The National Cancer Institute, part of the National Institutes of Health, has awarded the Oregon Health & Science University Department of Family Medicine and OCHIN, Inc. a $7.5 million grant to improve strategies for implementing proven cancer screening and prevention practices.
Supported by the National Cancer Institute as part of the Cancer Moonshot, the grant will allow the two organizations to develop a center of excellence in implementation science, including an “implementation research laboratory,” aimed at improving cancer screening and prevention for underserved populations on a national scale.
The BRIDGE-C2 Center -- Building Research in Implementation and Dissemination to close Gaps and achieve Equity in Cancer Control -- will design and implement strategies to improve primary care cancer prevention delivery, support pilot studies, and foster implementation science training for different levels and types of learners.
OCHIN, Inc. - the implementation laboratory – is a national network of community health centers that deliver care to more than a million underserved patients. In partnership with OCHIN’s innovative network, the BRIDGE-C2 Center will rapidly evaluate the effectiveness of strategies to improve cancer prevention and share them widely with other primary care settings.
Jen DeVoe, M.D., D.Phil, professor and chair of the Department of Family Medicine in the OHSU School of Medicine and senior research adviser for OCHIN, will lead a team of highly skilled researchers from OHSU and OCHIN.
“Tackling a problem of this size requires collaboration,” she says. “We plan to leverage and strengthen the unique partnerships between the OHSU Department of Family Medicine, the OHSU Knight Cancer Institute, and OCHIN’s well-established national network. We will develop and incubate ideas in OHSU family medicine clinics and then disseminate effective strategies to hundreds of health centers across the OCHIN network.”
The OHSU/OCHIN BRIDGE-C2 team will bring together more than 20 people, including Rachel Gold, Ph.D., M.P.H., OCHIN’s lead research scientist, who will oversee the implementation laboratory at OCHIN.
“OCHIN has a 20-year record of developing new technology and research to help community health organizations deliver high-quality care.
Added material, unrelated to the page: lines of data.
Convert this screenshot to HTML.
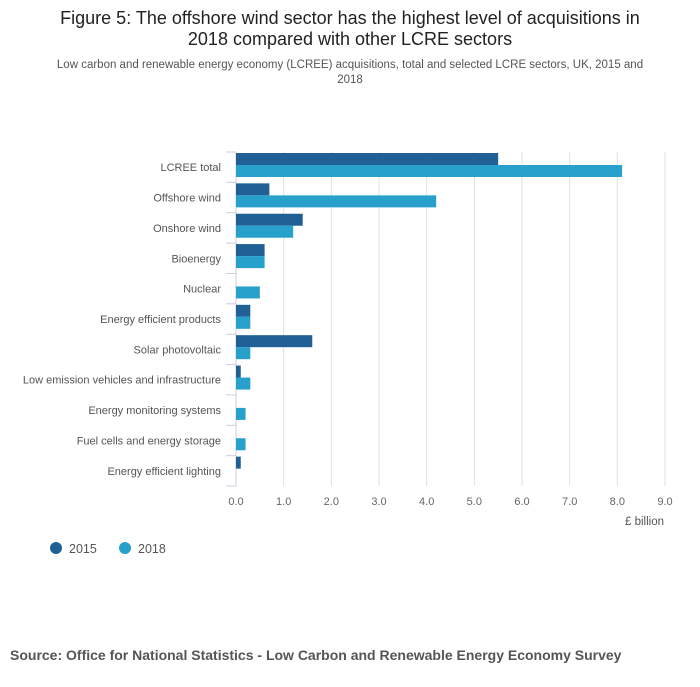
<!DOCTYPE html>
<html><head><meta charset="utf-8">
<style>
body{margin:0;background:#fff;width:700px;height:682px;overflow:hidden;font-family:"Liberation Sans",sans-serif;}
</style></head>
<body>
<svg id="chart" width="700" height="682" xmlns="http://www.w3.org/2000/svg" font-family="Liberation Sans, sans-serif">
<text x="350" y="24" text-anchor="middle" font-size="18" fill="#222">Figure 5: The offshore wind sector has the highest level of acquisitions in</text>
<text x="350" y="45" text-anchor="middle" font-size="18" fill="#222">2018 compared with other LCRE sectors</text>
<text x="350" y="68" text-anchor="middle" font-size="11.5" fill="#555">Low carbon and renewable energy economy (LCREE) acquisitions, total and selected LCRE sectors, UK, 2015 and</text>
<text x="350" y="83" text-anchor="middle" font-size="11.5" fill="#555">2018</text>
<g id="grid"></g><g id="bars"></g><g id="labels"></g>
<text x="664" y="525" text-anchor="end" font-size="11.5" fill="#555">£ billion</text>
<circle cx="56" cy="548" r="6" fill="#206095"/>
<text x="69" y="553" font-size="12.5" fill="#555">2015</text>
<circle cx="125" cy="548" r="6" fill="#27a0cc"/>
<text x="138" y="553" font-size="12.5" fill="#555">2018</text>
<text x="10" y="660" font-size="14" font-weight="bold" fill="#555">Source: Office for National Statistics - Low Carbon and Renewable Energy Economy Survey</text>
</svg>
<script>
const categories=["LCREE total","Offshore wind","Onshore wind","Bioenergy","Nuclear","Energy efficient products","Solar photovoltaic","Low emission vehicles and infrastructure","Energy monitoring systems","Fuel cells and energy storage","Energy efficient lighting"];
const values2015=[5.5,0.7,1.4,0.6,0,0.3,1.6,0.1,0,0,0.1];
const values2018=[8.1,4.2,1.2,0.6,0.5,0.3,0.3,0.3,0.2,0.2,0];
const ticks=[0,1,2,3,4,5,6,7,8,9];
const NS="http://www.w3.org/2000/svg";
const x0=236,x1=665,yTop=152,yBot=486;
const xs=v=>x0+(x1-x0)*v/9;
const band=(yBot-yTop)/categories.length;
const g=document.getElementById('grid'),b=document.getElementById('bars'),l=document.getElementById('labels');
function mk(tag,attrs,parent){const e=document.createElementNS(NS,tag);for(const k in attrs)e.setAttribute(k,attrs[k]);parent.appendChild(e);return e;}
ticks.forEach(t=>{
 if(t>0){const ln=mk('line',{x1:xs(t),x2:xs(t),y1:yTop,y2:yBot,stroke:'#e0e0e0'},g);
 
 }
 const tx=mk('text',{x:xs(t),y:505,'text-anchor':'middle','font-size':11,fill:'#666'},l);
 tx.textContent=t.toFixed(1);
 
 
});
const ax=mk('line',{x1:x0,x2:x0,y1:yTop,y2:yBot,stroke:'#ccd'},g);


for(let i=0;i<=categories.length;i++){const tk=mk('line',{x1:x0-10,x2:x0,y1:yTop+i*band,y2:yTop+i*band,stroke:'#ccd'},g);
 
 }
categories.forEach((c,i)=>{
 const y=yTop+i*band;
 const r1=mk('rect',{x:x0,y:y+1,width:xs(values2015[i])-x0,height:12,fill:'#206095'},b);
 
 
 const r2=mk('rect',{x:x0,y:y+13,width:xs(values2018[i])-x0,height:12,fill:'#27a0cc'},b);
 
 
 const t=mk('text',{x:221,y:y+band/2+4,'text-anchor':'end','font-size':11,fill:'#555'},l);
 t.textContent=c;
 
 
});
</script>
</body></html>
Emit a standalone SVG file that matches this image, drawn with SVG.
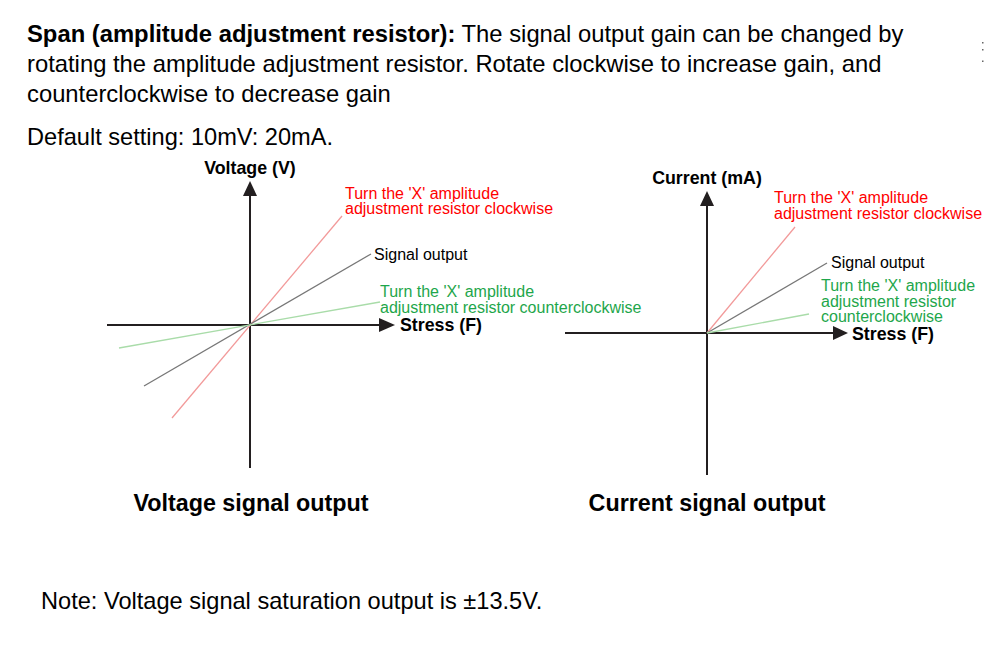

The BRIDGE-C2 Center fits with this effort,” says Gold. “The partnership between OCHIN and OHSU is designed to bring the best possible cancer screening and prevention to every community, so patients can live healthier lives.”
DeVoe says the development of effective strategies to improve our knowledge about how to implement cancer prevention methods to reach all patients in community health centers can reduce or eliminate disparities.
“We know what works to prevent cancer – like tobacco cessation or regular health screenings – but little is known about the best strategies to support health systems in their efforts to consistently implement those guideline-based recommendations consistently and broadly,” explains DeVoe, “This study will help us make sure evidence-based care gets to every person who needs it.”
The BRIDGE-C2 Center is part of the Implementation Science Centers in Cancer Control Program at the National Cancer Institute, part of the National Institutes of Health, which supports the rapid development, testing, and refinement of innovative approaches to implement a range of evidence-based cancer control interventions.
The six centers all feature "implementation laboratories" involving clinical and community sites that will engage in implementation research across the cancer control continuum. These centers collectively provide leadership for an Implementation Science consortium across this and other Cancer Moonshot initiatives. Other centers are located at Harvard University, University of Colorado Denver, University of Washington, Wake Forest School of Medicine, and Washington University in St. Louis.
Research reported in this press release is supported by the National Cancer Institute, part of the National Institutes of Health under award number P50CA244289.